Of course, the fact that the reactor was being serviced didn’t reduce the danger posed to the public by the “live” fuel rods at all. “Live” fuel rods don’t care whether they’re inside a reactor core or sitting in a swimming pool. They’re equally radioactive and equally dangerous at all times, and as any of the workers currently risking their lives at Fukushima will attest, the practice of “full core discharge” that was intended to reduce their exposure to radiation has now backfired, increased their risk and lifetime radiation exposure exponentially, and forced the regulators to increase the amount of radiation workers are permitted to be exposed to by 150%.
High Technology Security in Theory and in Practice
This kind of problem occurs with the security and safety of high-technology products in less dramatic ways all the time. People assume that passwords will prevent hackers from accessing their systems, but then they use short, low-quality passwords that can easily be guessed. They hire a reputable professional archiving firm to securely transport their backup tapes to a secure storage facility, then they assume the truck driver won’t remove and misplace the backup tape during a stop along the way, so they don’t encrypt the data on the tape. (That was the first way I had an employer lose my identity.) They assume that key card access controls and secure networks will protect confidential information, but then a human resources employee takes plain text files with social security numbers out of the office on a laptop that is then stolen out of their car. (That was the second way I had an employer lose my identity. I’m lucky that way!) The same behavioral problem comes up in public health as well. HIV prevention educators note that “It’s usually the person that fails, not the condom that fails.”
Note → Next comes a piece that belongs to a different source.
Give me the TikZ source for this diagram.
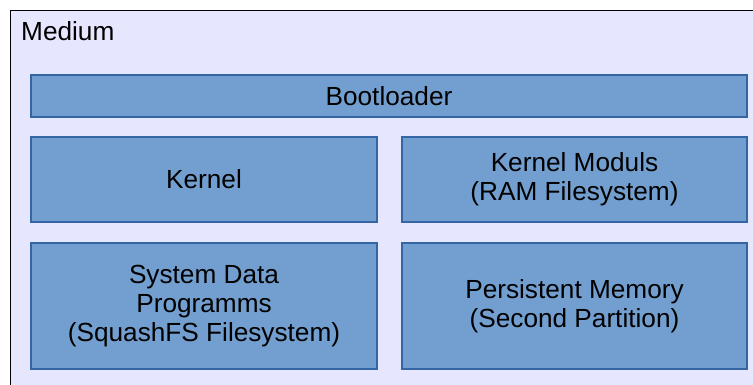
\documentclass[tikz,border=0pt]{standalone}
\usepackage{fontspec}
\setmainfont{Liberation Sans}
\definecolor{partfill}{HTML}{729FCF}
\definecolor{partline}{HTML}{3465A4}
\definecolor{mediumbg}{HTML}{E6E6FF}
\begin{document}
\begin{tikzpicture}[x=1pt,y=-1pt,
		part/.style={draw=partline, line width=1.5pt, fill=partfill, align=center,
			inner sep=0pt, font=\fontsize{26.2}{29}\selectfont},
		]
		\useasboundingbox (0,0) rectangle (753,385);
		\clip (0,0) rectangle (753,385);

		%medium
		\draw[fill=mediumbg, line width=1pt] (10.5,11) rectangle (780,400);
		\node[anchor=base west, inner sep=0pt, font=\fontsize{26.2}{29}\selectfont] (medium) at (21,40.7) {Medium};

		%boot row
		\node[part, minimum width=716pt, minimum height=42pt] (boot) at (389,96) {Bootloader};

		%kernel row
		\node[part, minimum width=346pt, minimum height=85pt] (kernel) at (204,179.5) {Kernel};
		\node[part, minimum width=345pt, minimum height=85pt] (moduls) at (574.5,179.5) {Kernel Moduls\\(RAM Filesystem)};

		%data row
		\node[part, minimum width=346pt, minimum height=126pt] (sysdata) at (204,306) {System Data\\Programms\\(SquashFS Filesystem)};
		\node[part, minimum width=345pt, minimum height=126pt] (persist) at (574.5,306) {Persistent Memory\\(Second Partition)};
	\end{tikzpicture}
\end{document}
Product managers, project managers, and IT managers can help prevent this kind of problem by fighting for consistent safety and security standards for assets at all times. Watch out for contradictions. Flag, escalate, and resolve them. Don’t make the mistake of applying different security or safety standards to the same critical asset at different times based on convenience. If an asset is critical, it needs to be consistently protected, not inconsistently protected. Just ask the workers at Fukushima!